Roberto, diciamolo, non è un animale da palco. Lo si capisce dalle movenze, ma soprattutto dal suo bambinesco climax oratorio (peroratio ad fortem vocem) durante i comizi, che, nel modo in cui lo esercita, rivela più la goffaggine di una comparsa agitata che l’autorevolezza di un oratore. Agli sbalzi di voce da “arringapopolo de noantri” aggiunge smorfie e scatti che sembrano usciti da una coreografia di una recita delle elementari di cinquant’anni fa. Per non parlare della misera retorica dei suoi discorsi: un copione mal recitato, che nulla ha a che fare con la spontaneità, la genuinità e la convinzione. È evidente: alle cose che dice non ci crede neanche lui.
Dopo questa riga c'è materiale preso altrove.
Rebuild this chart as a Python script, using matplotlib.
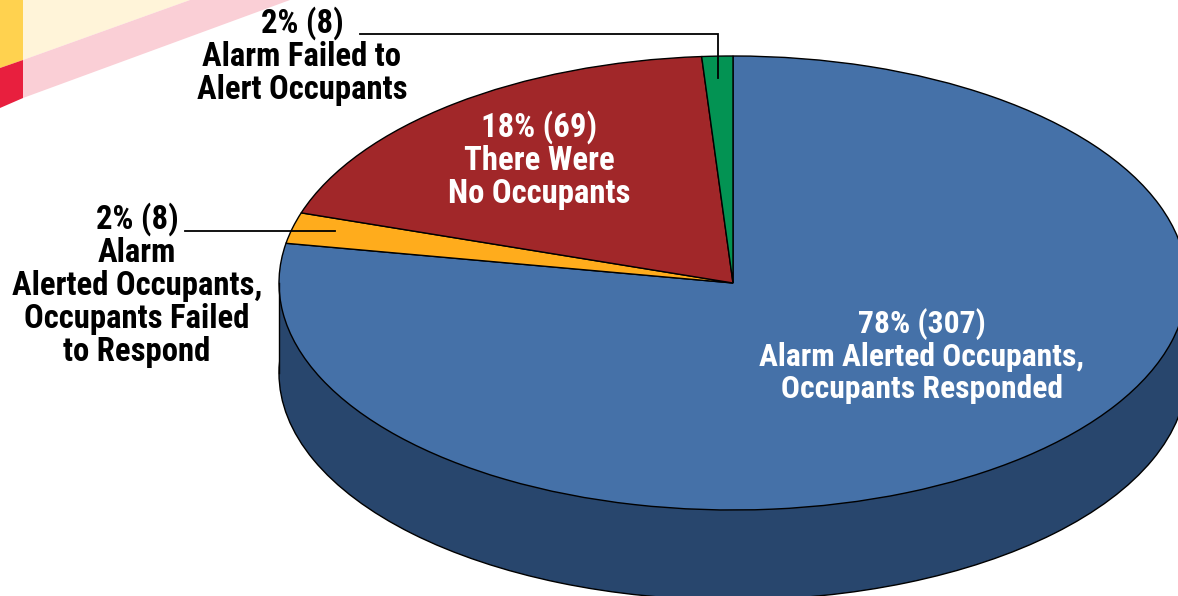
import matplotlib
matplotlib.use('Agg')
import matplotlib.pyplot as plt
from matplotlib.lines import Line2D
from matplotlib.patches import Polygon, Rectangle

W, H = 1178, 596

# share of the drawn ellipse, clockwise from 12 o'clock
slice_names = ['Responded', 'Failed to Respond', 'No Occupants', 'Failed to Alert']
slice_shares = [77.8, 2.2, 18.9, 1.1]
slice_colors = ['#4571A8', '#FFAC1C', '#A12729', '#039353']

label_blue = '78% (307)\nAlarm Alerted Occupants,\nOccupants Responded'
label_red = '18% (69)\nThere Were\nNo Occupants'
label_green = '2% (8)\nAlarm Failed to\nAlert Occupants'
label_orange = '2% (8)\nAlarm\nAlerted Occupants,\nOccupants Failed\nto Respond'

FONT = ['Roboto Condensed', 'Liberation Sans', 'DejaVu Sans']

# pie centre and radii in pixels
CX, CY, RX, RY = 733, 283, 454, 227
DEPTH = 90


def fx(x):
    return x / W


def fy(y):
    return 1 - y / H


def corner(points, color):
    fig.patches.append(Polygon([(fx(x), fy(y)) for x, y in points], closed=True,
                               transform=fig.transFigure, facecolor=color, edgecolor='none'))


def leader(xs, ys):
    fig.add_artist(Line2D([fx(x) for x in xs], [fy(y) for y in ys], color='black', lw=1.3,
                          transform=fig.transFigure, solid_joinstyle='miter', zorder=5))


def label(x, y, s, color, size=23.6, spacing=1.04):
    fig.text(fx(x), fy(y), s, color=color, ha='center', va='center', family=FONT,
             fontweight='bold', fontsize=size, linespacing=spacing, zorder=6)


fig = plt.figure(figsize=(W / 100, H / 100), dpi=100)
ax = fig.add_axes([0, 0, 1, 1])

# side wall: same ellipse moved down, joined by a band
d = DEPTH / RY
ax.pie([1], colors=['#28466D'], center=(0, -d), radius=1,
       wedgeprops={'edgecolor': 'black', 'linewidth': 1.0})
ax.add_patch(Rectangle((-1, -d), 2, d, facecolor='#28466D', edgecolor='none'))
ax.plot([-1, -1], [0, -d], color='black', lw=1.0)

ax.pie(slice_shares, colors=slice_colors, startangle=90, counterclock=False, radius=1,
       wedgeprops={'edgecolor': 'black', 'linewidth': 1.0})

ax.set_aspect('auto')
ax.set_xlim(-CX / RX, (W - CX) / RX)
ax.set_ylim(-(H - CY) / RY, CY / RY)
ax.axis('off')

corner([(0, 0), (23, 0), (23, 60), (0, 68)], '#FFD24F')
corner([(0, 68), (23, 60), (23, 98), (0, 108)], '#E81F3E')
corner([(23, 0), (190, 0), (23, 60)], '#FFF4D9')
corner([(190, 0), (290, 0), (23, 98), (23, 60)], '#FACFD6')

leader([360, 718, 718], [34, 34, 78])
leader([185, 335], [231, 231])

label(922, 356, label_blue, 'white', size=22.8, spacing=1.085)
label(539, 160, label_red, 'white')
label(302, 56, label_green, 'black')
label(137, 285, label_orange, 'black')

fig.savefig('out.png', dpi=100)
Ma è costretto a dirle, e non può fare altrimenti. Ed è proprio questa situazione, innaturale per lui, che finisce col tradirlo, scoprendone le carte.
Oltre a recitare male, l’agitazione da panico da palcoscenico lo induce spesso e volentieri a commettere evidenti lapsus che riflettono, però, il suo vero pensiero. O meglio, dove gli sbatte davvero la testa. Nel comizio di presentazione — si fa per dire — a Cassano, quando si è lanciato in una delle sue exclamatio, con variazioni di colore del viso che oscillavano dal violaceo al rosso paonazzo, parlando dei precari ha commesso uno di quei lapsus che, per chi conosce i retroscena di Robertino, lasciano il segno: per ben due volte, invece di dire precari, li ha chiamati primari.
Ed è lì che ha la testa Roberto: non ai precari, ma ai primari. I primari sono importanti per lui, ci tiene alla salute dei calabresi. E gli ronzano sempre in testa. Non riesce a dimenticarli un attimo tanto è grande l’amore per loro. Un amore (professionale) che Robertino, però, vorrebbe tenere segreto, per motivi di opportunità, e che invece il suo subconscio continua a cacciare fuori. I lapsus non mentono mai: sono fenditure improvvise che lasciano intravedere ciò che si agita dietro la facciata. E così, tra un rossore improvviso e uno sguardo sfuggente, è emerso il vero retroscena. Un mondo di attenzioni discrete, di predilezioni non casuali, di gratitudini verso una categoria che vanno in qualche modo ricambiate. A Cassano, per due volte, gli è scappata la parola giusta — quella che tradisce il cuore più che la lingua. Noi non aggiungiamo altro: ci basta aver colto il lampo dietro il sipario.